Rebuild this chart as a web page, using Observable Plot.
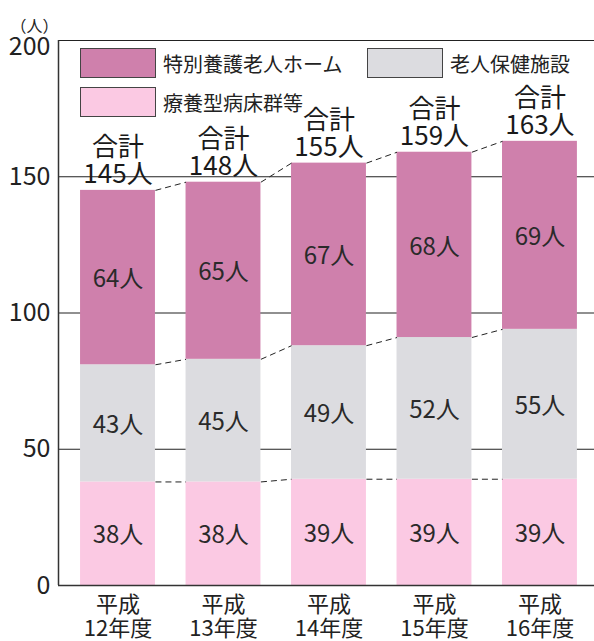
<!DOCTYPE html>
<html><head><meta charset="utf-8">
<script src="https://cdn.jsdelivr.net/npm/d3@7"></script>
<script src="https://cdn.jsdelivr.net/npm/@observablehq/plot@0.6"></script>
<style>
body{margin:0;background:#fff;font-family:"Noto Sans CJK JP",sans-serif;}
#wrap{position:relative;width:594px;height:641px;}
.lg{position:absolute;display:flex;align-items:center;font-size:20px;color:#222;}
.lg .box{width:74px;height:28px;border:1.5px solid #444;margin-right:7px;}
</style>
</head><body>
<div id="wrap"></div>
<script>
const years = ["平成\n12年度","平成\n13年度","平成\n14年度","平成\n15年度","平成\n16年度"];
const seriesNames = ["療養型病床群等","老人保健施設","特別養護老人ホーム"];
const ryoyo = [38,38,39,39,39];
const roken = [43,45,49,52,55];
const tokuyo = [64,65,67,68,69];
const totals = [145,148,155,159,163];
const yTicks = [0,50,100,150,200];
const colors = ["#fbc9e3","#dcdce0","#cf80ac"];

const hw = 0.355;
const xDomain = [-0.564, 4.517];
const values = [ryoyo, roken, tokuyo];

const segs = [];
years.forEach((yr, i) => {
  let base = 0;
  values.forEach((arr, s) => {
    segs.push({i, s, y1: base, y2: base + arr[i], v: arr[i]});
    base += arr[i];
  });
});
const links = [];
for (let s = 0; s < 3; s++) {
  for (let i = 0; i < years.length - 1; i++) {
    const a = segs.find(d => d.i === i && d.s === s).y2;
    const b = segs.find(d => d.i === i + 1 && d.s === s).y2;
    links.push({x1: i + hw, x2: i + 1 - hw, y1: a, y2: b});
  }
}
const totalData = totals.map((t, i) => ({i, t}));
const yMax = yTicks[yTicks.length - 1];

const chart = Plot.plot({
  width: 594, height: 641,
  marginLeft: 58, marginRight: 0, marginTop: 40, marginBottom: 56,
  style: {fontFamily: "'Noto Sans CJK JP', sans-serif", color: "#222", background: "#fff"},
  x: {type: "linear", domain: xDomain, axis: null},
  y: {domain: [0, yMax], axis: null},
  marks: [
    Plot.ruleY(yTicks.slice(1), {stroke: "#222", strokeWidth: 1.2}),
    Plot.rect(segs, {x1: d => d.i - hw, x2: d => d.i + hw, y1: "y1", y2: "y2", fill: d => colors[d.s]}),
    Plot.link(links, {x1: "x1", x2: "x2", y1: "y1", y2: "y2", stroke: "#222", strokeWidth: 1, strokeDasharray: "6,4"}),
    Plot.text(segs, {x: "i", y: d => (d.y1 + d.y2) / 2, text: d => d.v + "人", fontSize: 24, fill: "#2a2a2a", dy: 2}),
    Plot.text(totalData, {x: "i", y: "t", text: d => "合計\n" + d.t + "人", fontSize: 26, lineAnchor: "bottom", lineHeight: 1.04, dy: -7, fill: "#1a1a1a"}),
    Plot.ruleY([0], {stroke: "#333", strokeWidth: 1.5}),
    Plot.ruleX([xDomain[0]], {y1: 0, y2: yMax, stroke: "#333", strokeWidth: 1.5}),
    Plot.axisY({ticks: yTicks.slice(0, -1), tickSize: 0, tickPadding: 8, fontSize: 25, label: null}),
    Plot.axisY({ticks: [yMax], tickSize: 0, tickPadding: 8, fontSize: 25, label: null, dy: 6}),
    Plot.axisX({ticks: d3.range(years.length), tickFormat: i => years[i], tickSize: 0, tickPadding: 9, fontSize: 22, lineHeight: 1.1, label: null}),
    Plot.text(["（人）"], {frameAnchor: "top-left", dx: -24, dy: -20, fontSize: 16, textAnchor: "middle"})
  ]
});
const wrap = document.getElementById("wrap");
wrap.appendChild(chart);

const legendItems = [
  {name: seriesNames[2], color: colors[2], left: 80, top: 48},
  {name: seriesNames[1], color: colors[1], left: 367, top: 48},
  {name: seriesNames[0], color: colors[0], left: 80, top: 87}
];
legendItems.forEach(it => {
  const d = document.createElement("div");
  d.className = "lg";
  d.style.left = it.left + "px";
  d.style.top = it.top + "px";
  d.innerHTML = `<span class="box" style="background:${it.color}"></span><span>${it.name}</span>`;
  wrap.appendChild(d);
});
</script>
</body></html>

◇ ◇ ◇ ◇ ◇

— Task objective —
All the lines above are to be given again exactly as they read, with the pictures removed.

— Exercise solution —
Rebuild this chart as a web page, using Observable Plot.
<!DOCTYPE html>
<html><head><meta charset="utf-8">
<script src="https://cdn.jsdelivr.net/npm/d3@7"></script>
<script src="https://cdn.jsdelivr.net/npm/@observablehq/plot@0.6"></script>
<style>
body{margin:0;background:#fff;font-family:"Noto Sans CJK JP",sans-serif;}
#wrap{position:relative;width:594px;height:641px;}
.lg{position:absolute;display:flex;align-items:center;font-size:20px;color:#222;}
.lg .box{width:74px;height:28px;border:1.5px solid #444;margin-right:7px;}
</style>
</head><body>
<div id="wrap"></div>
<script>
const years = ["平成\n12年度","平成\n13年度","平成\n14年度","平成\n15年度","平成\n16年度"];
const seriesNames = ["療養型病床群等","老人保健施設","特別養護老人ホーム"];
const ryoyo = [38,38,39,39,39];
const roken = [43,45,49,52,55];
const tokuyo = [64,65,67,68,69];
const totals = [145,148,155,159,163];
const yTicks = [0,50,100,150,200];
const colors = ["#fbc9e3","#dcdce0","#cf80ac"];

const hw = 0.355;
const xDomain = [-0.564, 4.517];
const values = [ryoyo, roken, tokuyo];

const segs = [];
years.forEach((yr, i) => {
  let base = 0;
  values.forEach((arr, s) => {
    segs.push({i, s, y1: base, y2: base + arr[i], v: arr[i]});
    base += arr[i];
  });
});
const links = [];
for (let s = 0; s < 3; s++) {
  for (let i = 0; i < years.length - 1; i++) {
    const a = segs.find(d => d.i === i && d.s === s).y2;
    const b = segs.find(d => d.i === i + 1 && d.s === s).y2;
    links.push({x1: i + hw, x2: i + 1 - hw, y1: a, y2: b});
  }
}
const totalData = totals.map((t, i) => ({i, t}));
const yMax = yTicks[yTicks.length - 1];

const chart = Plot.plot({
  width: 594, height: 641,
  marginLeft: 58, marginRight: 0, marginTop: 40, marginBottom: 56,
  style: {fontFamily: "'Noto Sans CJK JP', sans-serif", color: "#222", background: "#fff"},
  x: {type: "linear", domain: xDomain, axis: null},
  y: {domain: [0, yMax], axis: null},
  marks: [
    Plot.ruleY(yTicks.slice(1), {stroke: "#222", strokeWidth: 1.2}),
    Plot.rect(segs, {x1: d => d.i - hw, x2: d => d.i + hw, y1: "y1", y2: "y2", fill: d => colors[d.s]}),
    Plot.link(links, {x1: "x1", x2: "x2", y1: "y1", y2: "y2", stroke: "#222", strokeWidth: 1, strokeDasharray: "6,4"}),
    Plot.text(segs, {x: "i", y: d => (d.y1 + d.y2) / 2, text: d => d.v + "人", fontSize: 24, fill: "#2a2a2a", dy: 2}),
    Plot.text(totalData, {x: "i", y: "t", text: d => "合計\n" + d.t + "人", fontSize: 26, lineAnchor: "bottom", lineHeight: 1.04, dy: -7, fill: "#1a1a1a"}),
    Plot.ruleY([0], {stroke: "#333", strokeWidth: 1.5}),
    Plot.ruleX([xDomain[0]], {y1: 0, y2: yMax, stroke: "#333", strokeWidth: 1.5}),
    Plot.axisY({ticks: yTicks.slice(0, -1), tickSize: 0, tickPadding: 8, fontSize: 25, label: null}),
    Plot.axisY({ticks: [yMax], tickSize: 0, tickPadding: 8, fontSize: 25, label: null, dy: 6}),
    Plot.axisX({ticks: d3.range(years.length), tickFormat: i => years[i], tickSize: 0, tickPadding: 9, fontSize: 22, lineHeight: 1.1, label: null}),
    Plot.text(["（人）"], {frameAnchor: "top-left", dx: -24, dy: -20, fontSize: 16, textAnchor: "middle"})
  ]
});
const wrap = document.getElementById("wrap");
wrap.appendChild(chart);

const legendItems = [
  {name: seriesNames[2], color: colors[2], left: 80, top: 48},
  {name: seriesNames[1], color: colors[1], left: 367, top: 48},
  {name: seriesNames[0], color: colors[0], left: 80, top: 87}
];
legendItems.forEach(it => {
  const d = document.createElement("div");
  d.className = "lg";
  d.style.left = it.left + "px";
  d.style.top = it.top + "px";
  d.innerHTML = `<span class="box" style="background:${it.color}"></span><span>${it.name}</span>`;
  wrap.appendChild(d);
});
</script>
</body></html>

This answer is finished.